Approaches to Estimation

In Data 8 we defined a parameter to be a number associated with a population or with a distribution in a model. In all of the inference we have done so far, we have assumed that a parameter is a fixed number, possibly unknown. We have developed methods of estimation that attempt to capture an unknown fixed parameter in a confidence interval based on the data in random draws from the population.

We will start this chapter by developing a general method that allows us to come up with good estimates of fixed parameters. Essentially, it looks among all the possible values of the parameter and picks the one that maximizes the chance of getting the observed sample.

But there is another way of thinking about unknown parameters. Instead of imagining them as fixed, we can think of them as random; the randomness is due to our own degree of uncertainty about the parameters. For example, if we think that the chance that a kind of email message is a phishing attempt is somewhere around 70%, then we can imagine the chance itself to be random, picked from a distribution that puts much of its mass around 70%.

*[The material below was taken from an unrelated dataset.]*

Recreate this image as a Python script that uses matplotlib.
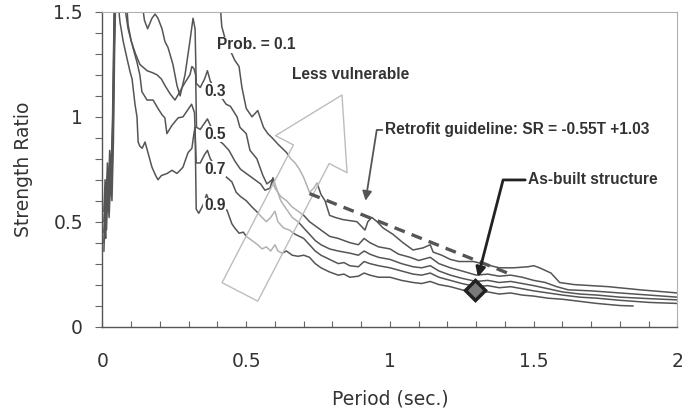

Once we have gathered data about various kinds of email messages and whether or not they are phishing attempts, we can update our belief based on the data. We can represent this updated opinion as a distribution calculated by Bayes' Rule after the data have been collected.

In this chapter we will set out the basic terminology and method of this way of updating our opinion about a parameter. We will then make connections between the results of the two approaches.